The Magic Carpet Tour I

“When you read a historical mystery by Jason Goodwin, you take a magic carpet ride to the most exotic place on earth.” Marilyn Stasio in The New York Times.

 

Tuesday

 

Girl at the Avis desk puts down the phone on a long customer service call, and addresses the queue.

A small delay at Heathrow has had a knock-on effect; we’re at Jackson 24 hours after leaving Dorset.

‘Dodge Avenger, right?’

Izzy frowns. He leans into my ear.

‘The Dodge Avenger came out bottom in a test of 48 production cars in America,’ he murmurs. ‘Lowest for reliability, safety and design.’

‘Is there a pick-up truck?’ I say bleakly.

‘Mmmm-mm.’ She opens a drawer and pokes through a heap of keys with glorious silver nails. ‘Y’all want a Ford Fandango, a Dodge Bushwhacker, a Toyota Trailblazer or a Chevvy Traverse?’
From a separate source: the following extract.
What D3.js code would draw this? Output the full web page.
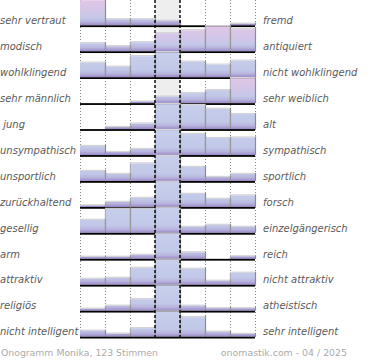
<!DOCTYPE html>
<html>
<head>
<meta charset="utf-8">
<script src="https://cdn.jsdelivr.net/npm/d3@7"></script>
<style>
  html, body { margin: 0; padding: 0; background: #fff; }
  svg { display: block; }
  text { white-space: pre; }
</style>
</head>
<body>
<svg id="chart" width="370" height="360"></svg>
<script>
// ---- data ----
const leftLabels = ["sehr vertraut", "modisch", "wohlklingend", "sehr männlich", " jung",
  "unsympathisch", "unsportlich", "zurückhaltend", "gesellig", "arm", "attraktiv", "religiös", "nicht intelligent"];
const rightLabels = ["fremd", "antiquiert", "nicht wohlklingend", "sehr weiblich", "alt",
  "sympathisch", "sportlich", "forsch", "einzelgängerisch", "reich", "nicht attraktiv", "atheistisch", "sehr intelligent"];
// relative bar heights (row maximum = 100), 7 scale steps per row
const ratings = [
  [100, 24, 24, 18, 0, 0, 6],
  [32, 20, 36, 72, 84, 100, 88],
  [58, 42, 84, 100, 62, 50, 66],
  [0, 0, 6, 26, 40, 52, 100],
  [0, 8, 22, 100, 96, 81, 60],
  [36, 12, 24, 100, 84, 68, 70],
  [40, 28, 70, 100, 56, 16, 28],
  [6, 20, 36, 100, 52, 32, 46],
  [52, 96, 96, 100, 24, 32, 24],
  [8, 8, 16, 100, 26, 0, 10],
  [24, 28, 68, 100, 64, 16, 48],
  [8, 20, 46, 100, 20, 10, 10],
  [24, 12, 34, 100, 78, 20, 11]
];
// bars marked as above-average (drawn with pink tint)
const highlighted = [
  [1, 0, 0, 0, 0, 0, 0],
  [0, 0, 0, 1, 1, 1, 1],
  [0, 0, 0, 0, 0, 0, 0],
  [0, 0, 0, 0, 0, 0, 1],
  [0, 0, 0, 0, 0, 0, 0],
  [0, 0, 0, 0, 0, 0, 0],
  [0, 0, 0, 0, 0, 0, 0],
  [0, 0, 0, 0, 0, 0, 0],
  [0, 0, 0, 0, 0, 0, 0],
  [0, 0, 0, 0, 0, 0, 0],
  [0, 0, 0, 0, 0, 0, 0],
  [0, 0, 0, 0, 0, 0, 0],
  [0, 0, 0, 0, 0, 0, 0]
];
const steps = [1, 2, 3, 4, 5, 6, 7];
const footerLeft = "Onogramm Monika, 123 Stimmen";
const footerRight = "onomastik.com - 04 / 2025";

// ---- layout ----
const svg = d3.select("#chart");
const rowStep = 25.95, rowOffset = 0.3, barMax = 25;
const plotLeft = 80, plotRight = 255;
const x = d3.scaleBand().domain(steps).range([plotLeft, plotRight]).paddingInner(0).paddingOuter(0);
const rows = d3.scaleLinear().domain([0, 1]).range([rowOffset, rowOffset + rowStep]);
const h = d3.scaleLinear().domain([0, 100]).range([0, barMax]);
const plotBottom = rows(ratings.length - 1) + barMax + 2;

const defs = svg.append("defs");
function grad(id, stops) {
  const g = defs.append("linearGradient").attr("id", id)
    .attr("gradientUnits", "userSpaceOnUse").attr("x1", 0).attr("x2", 0).attr("y1", 0).attr("y2", barMax);
  stops.forEach(s => g.append("stop").attr("offset", s[0]).attr("stop-color", s[1]));
}
grad("gBlue", [[0, "#c7cfeb"], [0.7, "#c2c8e8"], [0.86, "#b8b4de"], [1, "#9a88c6"]]);
grad("gPink", [[0, "#e0c6e6"], [0.45, "#d2c6e8"], [0.72, "#c4c8e8"], [0.86, "#b8b4de"], [1, "#9a88c6"]]);

// middle column background
svg.append("rect")
  .attr("x", x(4)).attr("y", 0).attr("width", x.bandwidth()).attr("height", plotBottom)
  .attr("fill", "#eeeeee");

// dotted grid lines
const boundaries = [plotLeft].concat(steps.map(s => x(s) + x.bandwidth()));
svg.append("g").selectAll("line")
  .data(boundaries.filter((b, i) => i !== 3 && i !== 4))
  .join("line")
  .attr("x1", d => d + 0.5).attr("x2", d => d + 0.5)
  .attr("y1", 0).attr("y2", plotBottom)
  .attr("stroke", "#888").attr("stroke-width", 1).attr("stroke-dasharray", "1,2");

// rows
ratings.forEach((vals, r) => {
  const g = svg.append("g").attr("transform", `translate(0,${rows(r)})`);
  const data = vals.map((v, i) => ({ step: steps[i], v, hl: highlighted[r][i] }));
  // top shadow line
  g.selectAll("rect.top").data(data.filter(d => d.v > 0)).join("rect").attr("class", "top")
    .attr("x", d => x(d.step)).attr("width", x.bandwidth() + 1)
    .attr("y", d => barMax - h(d.v) - 1.2).attr("height", 1.2)
    .attr("fill", "#d4d4d4");
  g.selectAll("rect.bar").data(data.filter(d => d.v > 0)).join("rect").attr("class", "bar")
    .attr("x", d => x(d.step)).attr("width", x.bandwidth())
    .attr("y", d => barMax - h(d.v)).attr("height", d => h(d.v))
    .attr("fill", d => d.hl ? "url(#gPink)" : "url(#gBlue)");
  // side edges
  g.selectAll("line.edge").data(data.filter(d => d.v > 0)).join("line").attr("class", "edge")
    .attr("x1", d => x(d.step) + x.bandwidth() + 0.5).attr("x2", d => x(d.step) + x.bandwidth() + 0.5)
    .attr("y1", d => barMax - h(d.v) - 1).attr("y2", barMax)
    .attr("stroke", "#8c8c8c").attr("stroke-width", 1.2);
  g.selectAll("line.ledge").data(data.filter(d => d.v > 0 && d.step > 1)).join("line").attr("class", "ledge")
    .attr("x1", d => x(d.step) + 0.3).attr("x2", d => x(d.step) + 0.3)
    .attr("y1", d => barMax - h(d.v)).attr("y2", barMax)
    .attr("stroke", "#a0a0a0").attr("stroke-width", 0.8);
  // baseline
  g.append("rect").attr("x", plotLeft).attr("width", plotRight - plotLeft)
    .attr("y", barMax).attr("height", 1.8).attr("fill", "#000");
  // labels
  g.append("text").attr("x", 0).attr("y", barMax - 1.3)
    .attr("font-family", "DejaVu Sans").attr("font-style", "italic").attr("font-size", 10)
    .attr("fill", "#5a5a5a").text(leftLabels[r]);
  g.append("text").attr("x", 263).attr("y", barMax - 1.3)
    .attr("font-family", "DejaVu Sans").attr("font-style", "italic").attr("font-size", 10)
    .attr("fill", "#5a5a5a").text(rightLabels[r]);
});

// dashed middle lines
svg.append("g").selectAll("line")
  .data([boundaries[3], boundaries[4]])
  .join("line")
  .attr("x1", d => d).attr("x2", d => d)
  .attr("y1", 0).attr("y2", plotBottom)
  .attr("stroke", "#000").attr("stroke-width", 1.4).attr("stroke-dasharray", "3,2");

// footer
svg.append("text").attr("x", 1).attr("y", 356)
  .attr("font-family", "DejaVu Sans").attr("font-size", 9.3).attr("fill", "#ababab").text(footerLeft);
svg.append("text").attr("x", 347).attr("y", 356).attr("text-anchor", "end")
  .attr("font-family", "DejaVu Sans").attr("font-size", 9.4).attr("fill", "#ababab").text(footerRight);
</script>
</body>
</html>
We get the Chevrolet, partly because it’s the only one I really heard her say and partly because it has Texas plates and needs to go home.

In the parking lot it looks like a merger between a Samurai helmet and a London bus. I am awed, and dwarfed, by its huge wheels. We climb in sleepily, and when I turn the key the dashboard, the mirrors, the radios and consoles and parts of the ceiling burst into life, sparkling in thousands of tiny neon pin-pricks in the dark.

Izzy, who has never been to America or deciphered a Mississippi roadsign in his life, sees to it that we don’t manage to get lost, in spite of my best efforts.